New York, Dec 11: Vishal Garg, the Indian-origin CEO of US-based homeownership firm Better.com, who recently laid off 900 employees over a Zoom call and triggered widespread outrage, is taking time off from the company as it looks to build a "positive culture", according to media reports.
Garg's leave is also effective immediately, according to a Friday email from the company's board of directors. Day-to-day operations will be taken over by the company's CFO Kevin Ryan, the CNN reported. Better.com CEO Vishal Garg Lays Off 900 Employees In United States And India On Zoom Call; Here's Why (Watch Video).
Better.com is hiring a third party firm to do a "leadership and cultural assessment", whose recommendations "will be taken into account to build a long-term sustainable and positive culture" at the company, it said on Friday, citing an email from the digital mortgage company's board.
On December 1 over a Zoom call that lasted less than three minutes, Garg abruptly fired more than 900 employees, about 9 per cent of the company's workforce.
"If you're on this call, you are part of the unlucky group that is being laid off."
"Your employment here is terminated, effective immediately," he told the employees.
Garg, who is in his mid-40's, cited market efficiency, performance and productivity as the reason behind the firings.

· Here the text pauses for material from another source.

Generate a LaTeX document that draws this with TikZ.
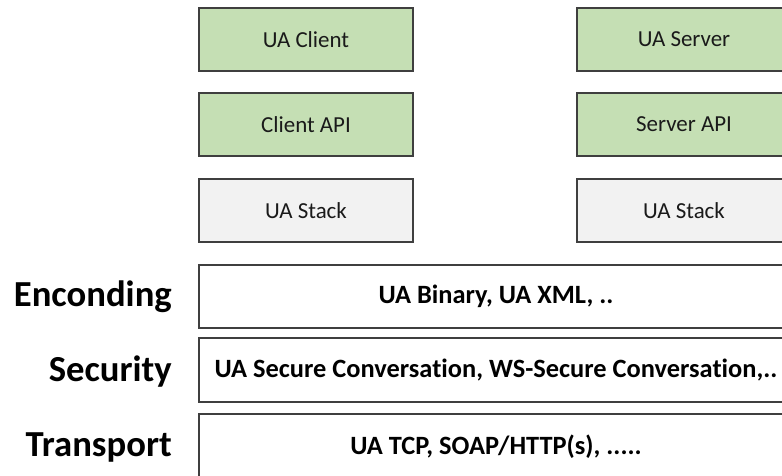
\documentclass[tikz,border=0pt]{standalone}
\usepackage{fontspec}
\setmainfont[Ligatures={NoCommon}]{Carlito}
\definecolor{boxgreen}{HTML}{C5DFB4}
\definecolor{boxgray}{HTML}{F2F2F2}
\definecolor{edge}{HTML}{3F3F3F}
\definecolor{txt}{HTML}{1A1A1A}
\begin{document}
\begin{tikzpicture}[x=0.75pt,y=-0.75pt,
  smallbox/.style={draw=edge, line width=1pt, minimum width=214*0.75pt, minimum height=63*0.75pt,
     inner sep=0pt, text=txt, font=\fontsize{17.2pt}{20pt}\selectfont},
  greenbox/.style={smallbox, fill=boxgreen},
  graybox/.style={smallbox, fill=boxgray},
  layerbox/.style={draw=edge, line width=1pt, fill=white, minimum width=594*0.75pt,
     inner sep=0pt, text=black, font=\bfseries\fontsize{19.8pt}{23pt}\selectfont},
  layerlabel/.style={anchor=east, inner sep=0pt, text=black, font=\bfseries\fontsize{27.5pt}{32pt}\selectfont}]
\useasboundingbox (0,0) rectangle (782,475);
\clip (0,0) rectangle (782,475);
\fill[white] (0,0) rectangle (782,475);
% left column
\node[greenbox] (uaclient) at (306,39.5) {UA Client};
\node[greenbox] (clientapi) at (306,124.5) {Client API};
\node[graybox]  (stackl) at (306,210.5) {UA Stack};
% right column
\node[greenbox] (uaserver) at (684,39.5) {UA Server};
\node[greenbox] (serverapi) at (684,124.5) {Server API};
\node[graybox]  (stackr) at (684,210.5) {UA Stack};
% layers
\node[layerbox, minimum height=63*0.75pt] (enc) at (496,296.5) {UA Binary, UA XML, ..};
\node[layerbox, minimum height=64*0.75pt] (sec) at (496,370) {UA Secure Conversation, WS-Secure Conversation,..};
\node[layerbox, minimum height=66*0.75pt] (tra) at (496,447) {UA TCP, SOAP/HTTP(s), .....};
% labels
\node[layerlabel] (lenc) at (172,297) {Enconding};
\node[layerlabel] (lsec) at (172,372) {Security};
\node[layerlabel] (ltra) at (172,447) {Transport};
\end{tikzpicture}
\end{document}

In a later post on the professional network Blind, he accused the fired employees of "stealing" from their colleagues and customers by being unproductive and only working two hours a day.

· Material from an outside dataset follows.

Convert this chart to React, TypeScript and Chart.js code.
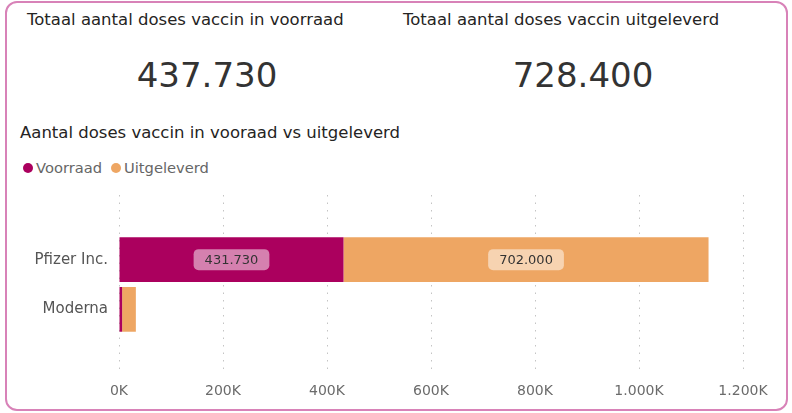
import React, { useEffect, useRef } from "react";
import { Chart, registerables } from "chart.js";

Chart.register(...registerables);

const categories = ["Pfizer Inc.", "Moderna"];
const voorraad = [431730, 6000];
const uitgeleverd = [702000, 26400];
const seriesNames = ["Voorraad", "Uitgeleverd"];
const seriesColors = ["#AB005E", "#EEA663"];
const xMax = 1200000;
const xStep = 200000;

const FONT = "'DejaVu Sans', Verdana, sans-serif";

function fmt(n: number): string {
  return String(Math.round(n)).replace(/\B(?=(\d{3})+(?!\d))/g, ".");
}

const totalVoorraad = voorraad.reduce((a, b) => a + b, 0);
const totalUitgeleverd = uitgeleverd.reduce((a, b) => a + b, 0);

const labelPlugin = {
  id: "barLabels",
  afterDatasetsDraw(chart: any) {
    const ctx = chart.ctx;
    ctx.save();
    ctx.font = `13px ${FONT}`;
    chart.data.datasets.forEach((ds: any, di: number) => {
      const meta = chart.getDatasetMeta(di);
      meta.data.forEach((bar: any, i: number) => {
        const raw = ds.data[i].x;
        const text = fmt(raw);
        const tw = ctx.measureText(text).width;
        const bw = tw + 22;
        const bh = 21;
        const left = Math.min(bar.x, bar.base);
        const right = Math.max(bar.x, bar.base);
        if (right - left < bw + 10) return;
        const cx = (left + right) / 2;
        const cy = bar.y;
        ctx.fillStyle = "rgba(255,255,255,0.5)";
        ctx.beginPath();
        ctx.roundRect(cx - bw / 2, cy - bh / 2, bw, bh, 5);
        ctx.fill();
        ctx.fillStyle = "#333333";
        ctx.textAlign = "center";
        ctx.textBaseline = "middle";
        ctx.fillText(text, cx, cy + 1);
      });
    });
    ctx.restore();
  },
};

function BarChart() {
  const ref = useRef<HTMLCanvasElement>(null);
  useEffect(() => {
    if (!ref.current) return;
    Chart.defaults.font.family = FONT;
    const chart = new Chart(ref.current, {
      type: "bar",
      data: {
        datasets: [
          {
            label: seriesNames[0],
            data: voorraad.map((v, i) => ({ x: v, y: i + 1 })),
            backgroundColor: seriesColors[0],
            stack: "s",
            barPercentage: 0.9,
            categoryPercentage: 1,
          },
          {
            label: seriesNames[1],
            data: uitgeleverd.map((v, i) => ({ x: v, y: i + 1 })),
            backgroundColor: seriesColors[1],
            stack: "s",
            barPercentage: 0.9,
            categoryPercentage: 1,
          },
        ],
      } as any,
      options: {
        indexAxis: "y",
        animation: false,
        responsive: false,
        maintainAspectRatio: false,
        layout: { padding: { top: 10, right: 37, left: 0, bottom: 0 } },
        plugins: { legend: { display: false }, tooltip: { enabled: false } },
        scales: {
          x: {
            type: "linear",
            stacked: true,
            min: 0,
            max: xMax,
            border: { display: false, dash: [1.5, 6] },
            grid: {
              color: "#c4c4c4",
              lineWidth: 1,
              drawTicks: false,
            },
            ticks: {
              stepSize: xStep,
              padding: 8,
              color: "#6b6b6b",
              font: { size: 14 },
              callback: (v: any) => fmt(Number(v) / 1000) + "K",
            },
            afterFit: (s: any) => {
              s.height = 30;
            },
          },
          y: {
            type: "linear",
            reverse: true,
            offset: false,
            bounds: "data",
            min: -0.3,
            max: 3.32,
            border: { display: false },
            grid: { display: false, drawTicks: false, offset: false },
            ticks: {
              padding: 11,
              color: "#555555",
              font: { size: 15 },
              callback: (v: any) => categories[Number(v) - 1] ?? "",
            },
            afterBuildTicks: (s: any) => {
              s.ticks = categories.map((_, i) => ({ value: i + 1 }));
            },
            afterFit: (s: any) => {
              s.width = 109;
              s.paddingTop = 0;
              s.paddingBottom = 0;
            },
          },
        },
      } as any,
      plugins: [labelPlugin],
    });
    return () => chart.destroy();
  }, []);
  return (
    <canvas
      ref={ref}
      width={770}
      height={220}
      style={{ position: "absolute", left: 10, top: 185, width: 770, height: 220 }}
    />
  );
}

export default function App() {
  const textBase: React.CSSProperties = {
    position: "absolute",
    fontFamily: FONT,
    whiteSpace: "nowrap",
    color: "#252423",
  };
  return (
    <div
      style={{
        position: "fixed",
        left: 0,
        top: 0,
        width: 792,
        height: 413,
        background: "#ffffff",
        overflow: "hidden",
      }}
    >
      <div
        style={{
          position: "absolute",
          left: 5,
          top: 1,
          width: 783,
          height: 410,
          border: "2px solid #D882B8",
          borderRadius: 12,
          boxSizing: "border-box",
        }}
      />
      <div style={{ ...textBase, left: 27, top: 10, fontSize: 16.5, lineHeight: "20px" }}>
        Totaal aantal doses vaccin in voorraad
      </div>
      <div style={{ ...textBase, left: 403, top: 10, fontSize: 16.5, lineHeight: "20px" }}>
        Totaal aantal doses vaccin uitgeleverd
      </div>
      <div
        style={{
          ...textBase,
          left: 57,
          width: 300,
          textAlign: "center",
          top: 55,
          fontSize: 34,
          lineHeight: "40px",
          color: "#333333",
        }}
      >
        {fmt(totalVoorraad)}
      </div>
      <div
        style={{
          ...textBase,
          left: 433,
          width: 300,
          textAlign: "center",
          top: 55,
          fontSize: 34,
          lineHeight: "40px",
          color: "#333333",
        }}
      >
        {fmt(totalUitgeleverd)}
      </div>
      <div style={{ ...textBase, left: 20, top: 123, fontSize: 16.5, lineHeight: "20px" }}>
        Aantal doses vaccin in vooraad vs uitgeleverd
      </div>
      {seriesNames.map((name, i) => {
        const cx = i === 0 ? 27.5 : 115.5;
        return (
          <React.Fragment key={name}>
            <div
              style={{
                position: "absolute",
                left: cx - 5,
                top: 163,
                width: 10,
                height: 10,
                borderRadius: "50%",
                background: seriesColors[i],
              }}
            />
            <div
              style={{
                ...textBase,
                left: cx + 8.5,
                top: 158,
                fontSize: 14.7,
                lineHeight: "20px",
                color: "#666666",
              }}
            >
              {name}
            </div>
          </React.Fragment>
        );
      })}
      <BarChart />
    </div>
  );
}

The abrupt layoffs triggered widespread criticism and subsequently three top Better employees resigned from the company, news website vice.com reported.
Garg later apologised to staff, saying he “failed to show the appropriate amount of respect and appreciation for individuals who are affected and for their contributions to Better”, it said.
Garg's temperament has been an issue repeatedly in the past. He has called a top investor “sewage” and told employees that rather than take Indigenous Peoples' Day off, their time was better served earning the company “capital, and therefore our freedom”, the report said.
Better, a digitally oriented fintech startup based in New York offers a range of creative services in areas like mortgage lending and title and homeowners insurance. The company had just been listed as LinkedIn's top US startup in September, the second year in a row it received the designation.